Three years, two synods, dozens of bishop attendees, hundreds of pages of documents, innumerous small committee meetings, and endless amounts of angst went into Pope Francis’ decision to more or less keep the status quo on the question of whether divorced and remarried Catholics should be admitted to communion.

It was in many ways a victory for conservatives, represented most prominently by Ross “Schism” Douthat, who managed to make such a fuss over a relatively small change in the practice that they ensured no real progress was made.

Imagine their surprise then, when in the midst of a conference with women religious on Thursday, Pope Francis dropped the bombshell that he might put together a commission to decide whether women should be deacons in the church—a possible first step in eventually allowing women priests. Deacons in the Roman Catholic Church can’t consecrate the Holy Eucharist, but can conduct weddings, baptisms, and funerals and can preach.

And in what appears to be an indication of how he is leaning, Francis talked of “reinstating” women deacons.
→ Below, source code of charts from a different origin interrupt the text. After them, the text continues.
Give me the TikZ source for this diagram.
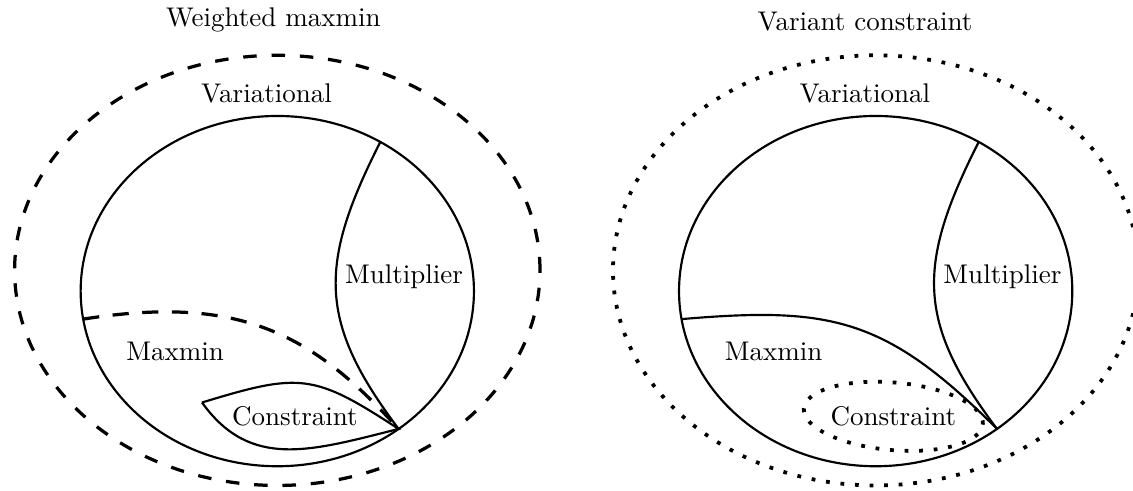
\documentclass[tikz,border=0pt]{standalone}
\tikzset{
    region/.style={thick},
    weighted/.style={very thick, dash pattern=on 5pt off 5.5pt},
    weakline/.style={very thick, dash pattern=on 6pt off 5pt},
    variant/.style={line width=1.4pt, dash pattern=on 1.4pt off 4pt},
}
\begin{document}
\begin{tikzpicture}
    \useasboundingbox (-3.61,-2.6) rectangle (11.14,3.79);
    %% weighted maxmin
    \node[anchor=base] (wtitle) at (-0.05,3.44) {Weighted maxmin};
    \draw[weighted] (0,0.27) ellipse (3.42 and 2.8);
    \draw[region] (0,0) ellipse (2.56 and 2.28);
    \coordinate (wtop) at (58.4:2.56 and 2.28);
    \coordinate (wleft) at (189.2:2.56 and 2.28);
    \coordinate (wtip) at (-51.9:2.56 and 2.28);
    \coordinate (wleaf) at (-0.98,-1.45);
    %% multiplier, maxmin and constraint
    \draw[region] (wtop) .. controls (0.53,0.34) and (0.53,-0.4) .. (wtip);
    \draw[weakline] (wleft) .. controls (-0.53,-0.05) and (0.43,-0.52) .. (wtip);
    \draw[region] (wleaf) .. controls (0.3,-1.06) and (0.47,-1.07) .. (wtip)
        .. controls (0.44,-2.08) and (-0.35,-2.33) .. (wleaf);
    \node[anchor=base] (wvar) at (-0.14,2.45) {Variational};
    \node[anchor=base] (wmult) at (1.65,0.1) {Multiplier};
    \node[anchor=base] (wmax) at (-1.33,-0.9) {Maxmin};
    \node[anchor=base] (wcon) at (0.23,-1.75) {Constraint};

    %% variant constraint
    \begin{scope}[xshift=7.79cm]
        \node[anchor=base] (vtitle) at (-0.14,3.39) {Variant constraint};
        \draw[variant] (0,0.27) ellipse (3.42 and 2.8);
        \draw[region] (0,0) ellipse (2.56 and 2.28);
        \coordinate (vtop) at (58.4:2.56 and 2.28);
        \coordinate (vleft) at (189.2:2.56 and 2.28);
        \coordinate (vtip) at (-51.9:2.56 and 2.28);
        %% multiplier, maxmin and constraint
        \draw[region] (vtop) .. controls (0.53,0.34) and (0.53,-0.4) .. (vtip);
        \draw[region] (vleft) .. controls (-0.59,-0.2) and (0.13,-0.34) .. (vtip);
        \draw[variant] (0.23,-1.63) ellipse[x radius=1.17, y radius=0.44, rotate=-5];
        \node[anchor=base] (vvar) at (-0.14,2.45) {Variational};
        \node[anchor=base] (vmult) at (1.65,0.1) {Multiplier};
        \node[anchor=base] (vmax) at (-1.33,-0.9) {Maxmin};
        \node[anchor=base] (vcon) at (0.23,-1.75) {Constraint};
    \end{scope}
\end{tikzpicture}
\end{document}
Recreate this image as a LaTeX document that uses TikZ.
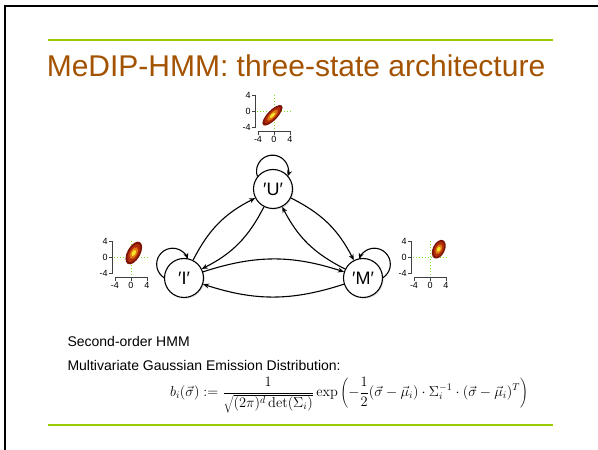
\documentclass[tikz,border=0pt]{standalone}
\usepackage[no-math]{fontspec}
\setmainfont{Liberation Sans}
\usetikzlibrary{arrows.meta, shadows}

\definecolor{slidegreen}{RGB}{153,204,0}
\definecolor{titlebrown}{RGB}{163,82,0}
\definecolor{guidegreen}{RGB}{120,230,40}
\definecolor{blobdark}{RGB}{125,20,6}
\definecolor{blobred}{RGB}{175,45,10}
\definecolor{bloborange}{RGB}{225,120,20}
\definecolor{blobyellow}{RGB}{245,228,40}

% small scatter plot of one emission density: #1 shift, #2 angle, #3 and #4 half axes
\tikzset{
  pics/emission/.style n args={4}{code={
    \draw[guide] (-17,0) -- (17,0);
    \draw[guide] (0,-17) -- (0,17);
    \begin{scope}[shift={#1}, rotate=#2]
      \fill[blobdark] (0,0) ellipse ({#3} and {#4});
      \fill[blobred] (0,0) ellipse ({0.8*#3} and {0.74*#4});
      \fill[bloborange] (0,0) ellipse ({0.52*#3} and {0.5*#4});
      \fill[blobyellow] (0,0) ellipse ({0.26*#3} and {0.28*#4});
    \end{scope}
    \draw[axisline] (-22,16) -- (-19,16) -- (-19,-16) -- (-22,-16) (-19,0) -- (-22,0);
    \draw[axisline] (-16,-23) -- (-16,-20) -- (16,-20) -- (16,-23) (0,-20) -- (0,-23);
    \foreach \t in {-4,0,4} {
      \node[ticklabel, anchor=east] (y\t) at (-22,4*\t) {\t};
      \node[ticklabel, anchor=north] (x\t) at (4*\t,-23) {\t};
    }
  }}
}

\begin{document}
\begin{tikzpicture}[x=1pt, y=1pt, line width=1.1pt,
  hmmstate/.style={circle, draw, fill=white, minimum size=39pt, inner sep=0pt,
    font=\fontsize{18}{20}\selectfont,
    drop shadow={shadow xshift=1.2pt, shadow yshift=-1.2pt, opacity=0.25}},
  trans/.style={-{Stealth[length=6pt, width=5pt]}, bend left=18},
  selfloop/.style={-{Stealth[length=6pt, width=5pt]}},
  guide/.style={guidegreen, line width=1pt, dotted},
  axisline/.style={black!75, line width=0.7pt},
  ticklabel/.style={font=\fontsize{9}{10}\selectfont, inner sep=0.8pt},
  rule/.style={slidegreen, line width=1.8pt},
  bodytext/.style={font=\fontsize{14}{16}\selectfont, inner sep=0pt, anchor=base west}]
  \useasboundingbox (0,0) rectangle (598,450);

  % slide frame and rules
  \draw[line width=2.5pt, line join=miter] (4.8,0) -- (4.8,443.8) -- (598,443.8);
  \draw[rule] (48,410) -- (553,410);
  \draw[rule] (48,24.7) -- (553,24.7);

  \node[titlebrown, font=\fontsize{30}{34}\selectfont, inner sep=0pt, anchor=base] (title)
    at (296,373.5) {MeDIP-HMM: three-state architecture};

  % emission densities
  \pic (uplot) at (274,338.3) {emission={(-1.5,-3.6)}{46}{13.5}{5}};
  \pic (iplot) at (131,192.3) {emission={(2.8,4.7)}{61}{12.5}{6.5}};
  \pic (mplot) at (430,192.3) {emission={(8.8,8.5)}{64}{10}{6}};

  % states
  \node[hmmstate] (U) at (273,261) {′U′};
  \node[hmmstate] (I) at (184,172) {′I′};
  \node[hmmstate] (M) at (363,172) {′M′};

  \draw[selfloop] (U.141) arc[start angle=199, end angle=-19, radius=16];
  \draw[selfloop] (I.179) arc[start angle=237, end angle=19, radius=16];
  \draw[selfloop] (M.1) arc[start angle=-57, end angle=161, radius=16];

  \draw[trans] (I) to (U);
  \draw[trans] (U) to (I);
  \draw[trans] (U) to (M);
  \draw[trans] (M) to (U);
  \draw[trans] (I) to (M);
  \draw[trans] (M) to (I);

  \node[bodytext] (order) at (67,103.3) {Second-order HMM};
  \node[bodytext] (emis) at (67,79.3) {Multivariate Gaussian Emission Distribution:};
  \node[font=\fontsize{14.5}{16}\selectfont, inner sep=0pt] (density) at (349,55)
    {$\displaystyle b_i(\vec{\sigma}) := \frac{1}{\sqrt{(2\pi)^d\det(\Sigma_i)}}
      \exp\left(-\frac{1}{2}(\vec{\sigma}-\vec{\mu}_i)\cdot\Sigma_i^{-1}\cdot
      (\vec{\sigma}-\vec{\mu}_i)^T\right)$};
\end{tikzpicture}
\end{document}
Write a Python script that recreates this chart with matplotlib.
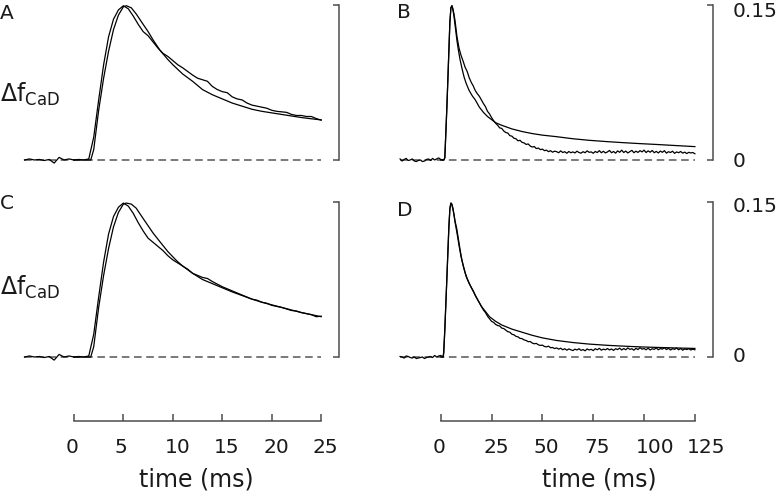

A follow-up press release from the Vatican suggested that this wasn’t something Francis just mentioned off the top of his head:

Up to the 5th century, the Diaconate flourished in the western Church, but in the following centuries it experienced a slow decline, surviving only as an intermediate stage for candidates preparing for priestly ordination. Following the Second Vatican Council, the Church restored the role of permanent deacon, which is open to single and married men. Many experts believe that women should also be able to serve in this role, since there is ample evidence of female deacons in the first centuries, including one named Phoebe who is cited by Saint Paul.

Francis acknowledged that the precise role of these early women deacons was unclear, which is what he would have the commission study. The Women’s Ordination Conference, however, noted that “decades of research on this topic has already been published by renowned feminist voices,” including Gary Macy, Sister Christine Schenk, and Phyllis Zagano.

WOC also disputed Francis assertion that women deacons couldn’t preach because they aren’t in Persona Christi, saying it “rejects this flawed interpretation that a male body is a necessary condition of representing the Body of Christ.”

But just that fact that he’s not throwing the question open at this point to his fellow bishops to debate in another endless round of synods suggests that Francis may have learned his lesson the last time: the only real way to force change in the church is by executive action.